Not only has David Stern made a mistake by vetoing this trade, he has created a season which will be overshadowed by terrible decision-making.
The first crack in the glue that held the NBA together was the end of the NBA labor deal. The media blitz that ensued ensured fans knew the players and owners did not like each other. The biggest issue from my perspective was the revenue share.
At one point, the owners offered a deal which would have given the players a 52 percent share of basketball-related revenue. This deal was emphatically denounced by the NBA Players Association. Talks continued with players hoping a better deal would be orchestrated. Meanwhile, the owners were scheming about the best way to increase their fortunes.
Eventually both sides agreed on a deal that was unappealing to both sides. The deal was not signed because the sides were happy; it was signed because both sides were sick of losing money.
That brings us to present day. A blockbuster trade would have sent Chris Paul to the Lakers, Pau Gasol to the Rockets and a group of mid- to upper-level players to the Hornets. While many argue the trade was fair, the more important argument is whether the league should have stepped in.
The NBA does own the Hornets, but how can GM Dell Demps do his job if his long hard work is struck down within hours after its completion?

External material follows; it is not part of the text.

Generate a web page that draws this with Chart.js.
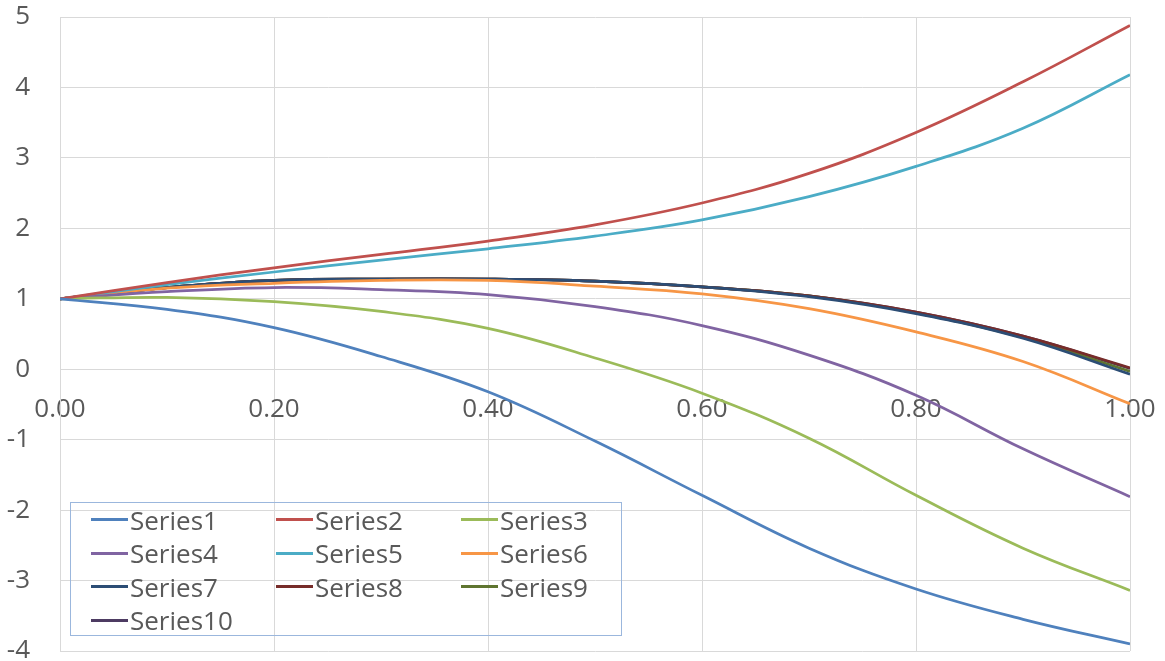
<!DOCTYPE html>
<html>
<head>
<meta charset="utf-8">
<title>Series1–Series10</title>
<script src="https://cdn.jsdelivr.net/npm/chart.js@4/dist/chart.umd.min.js"></script>
<style>
  html, body { margin: 0; padding: 0; background: #ffffff; }
  #wrap { position: relative; width: 1165px; height: 661px; }
  #chart { display: block; }
  #legend {
    position: absolute; left: 70px; top: 502px; width: 550px; height: 132px;
    border: 1px solid #9bb7dd; box-sizing: content-box;
    display: grid; grid-template-columns: 185px 185px 180px; grid-auto-rows: 33.5px;
    font-family: "Open Sans", sans-serif; font-size: 26px; color: #595959;
  }
  #legend .item { display: flex; align-items: center; padding-left: 20px; white-space: nowrap; }
  #legend .swatch { width: 37px; height: 3px; margin-right: 2px; flex: none; }
</style>
</head>
<body>
<div id="wrap">
  <canvas id="chart" width="1165" height="661"></canvas>
  <div id="legend"></div>
</div>
<script>
// x positions shared by every series
const xValues = [0.0, 0.1, 0.2, 0.3, 0.4, 0.5, 0.6, 0.7, 0.8, 0.9, 1.0];

const series1  = [1, 0.85, 0.59, 0.18, -0.32, -1.02, -1.79, -2.54, -3.12, -3.55, -3.90];
const series2  = [1, 1.23, 1.44, 1.63, 1.82, 2.05, 2.36, 2.78, 3.36, 4.08, 4.88];
const series3  = [1, 1.02, 0.96, 0.82, 0.58, 0.16, -0.34, -0.98, -1.79, -2.54, -3.14];
const series4  = [1, 1.10, 1.16, 1.13, 1.06, 0.89, 0.62, 0.20, -0.37, -1.13, -1.81];
const series5  = [1, 1.20, 1.38, 1.55, 1.71, 1.89, 2.12, 2.45, 2.88, 3.42, 4.18];
const series6  = [1, 1.15, 1.22, 1.26, 1.26, 1.18, 1.07, 0.86, 0.53, 0.11, -0.49];
const series7  = [1, 1.16, 1.26, 1.28, 1.28, 1.25, 1.17, 1.03, 0.79, 0.44, -0.07];
const series8  = [1, 1.16, 1.26, 1.28, 1.28, 1.25, 1.17, 1.04, 0.81, 0.47, 0.02];
const series9  = [1, 1.16, 1.26, 1.28, 1.28, 1.25, 1.17, 1.04, 0.80, 0.45, -0.03];
const series10 = [1, 1.16, 1.26, 1.28, 1.28, 1.25, 1.17, 1.04, 0.81, 0.47, 0.01];

const seriesNames = ["Series1", "Series2", "Series3", "Series4", "Series5",
                     "Series6", "Series7", "Series8", "Series9", "Series10"];
const seriesColors = ["#4F81BD", "#C0504D", "#9BBB59", "#8064A2", "#4BACC6",
                      "#F79646", "#2C4D75", "#772C2A", "#5F7530", "#4D3B62"];
const seriesValues = [series1, series2, series3, series4, series5,
                      series6, series7, series8, series9, series10];

// axis ranges and tick spacing
const xMin = 0, xMax = 1, xStep = 0.2;
const yMin = -4, yMax = 5, yStep = 1;

const textColor = "#595959";
const gridColor = "#d9d9d9";
const tickFont = { family: "'Open Sans', sans-serif", size: 26 };

const datasets = seriesValues.map((vals, i) => ({
  label: seriesNames[i],
  data: vals.map((v, j) => ({ x: xValues[j], y: v })),
  borderColor: seriesColors[i],
  backgroundColor: seriesColors[i],
  borderWidth: 2.75,
  pointRadius: 0,
  pointHoverRadius: 0,
  fill: false,
  tension: 0.4
}));

const chart = new Chart(document.getElementById("chart"), {
  type: "line",
  data: { datasets },
  options: {
    responsive: false,
    devicePixelRatio: 1,
    animation: false,
    events: [],
    layout: { padding: { top: 17, right: 35, bottom: 10, left: 0 } },
    plugins: {
      legend: { display: false },
      tooltip: { enabled: false }
    },
    scales: {
      x: {
        type: "linear",
        position: { y: 0 },
        min: xMin, max: xMax,
        ticks: {
          stepSize: xStep,
          color: textColor,
          font: tickFont,
          padding: 25,
          maxRotation: 0,
          callback: (v) => Number(v).toFixed(2)
        },
        grid: { color: gridColor, lineWidth: 1, drawTicks: false },
        border: { color: gridColor, width: 1 },
        afterFit: (scale) => {
          scale.paddingLeft = 0;
          scale.paddingRight = 0;
        }
      },
      y: {
        type: "linear",
        position: "left",
        min: yMin, max: yMax,
        ticks: {
          stepSize: yStep,
          color: textColor,
          font: tickFont,
          padding: 30
        },
        grid: { color: gridColor, lineWidth: 1, drawTicks: false },
        border: { color: gridColor, width: 1 },
        afterFit: (scale) => {
          scale.width = 60;
          scale.paddingTop = 0;
          scale.paddingBottom = 0;
        }
      }
    }
  }
});

// legend built from the chart's own legend items, laid out in three columns
const legendEl = document.getElementById("legend");
const items = Chart.defaults.plugins.legend.labels.generateLabels(chart);
items.forEach((it) => {
  const row = document.createElement("div");
  row.className = "item";
  const sw = document.createElement("span");
  sw.className = "swatch";
  sw.style.background = it.strokeStyle;
  const tx = document.createElement("span");
  tx.textContent = it.text;
  row.appendChild(sw);
  row.appendChild(tx);
  legendEl.appendChild(row);
});
</script>
</body>
</html>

Do you believe the trade between the Lakers, Hornets and Rockets was fair?
Plenty of analysts, former players and current players have expressed their consternation at the refusal to let the trade go through, which shows the rift forming between players and owners.
I believe a rift will also form between some owners if this deal does not go through. I also would not be surprised if Demps stepped down in the near future.
If the NBA is really going to uphold this decision, they better hope the members of the last blockbuster deal—moving LeBron James and Chris Bosh to the Miami Heat—showcase their talents and win a ring or simply bring in lots of revenue.
The Big Three in Miami is all the NBA has to hold onto, and if the NBA cannot get it together soon, I will be watching a lot more NHL.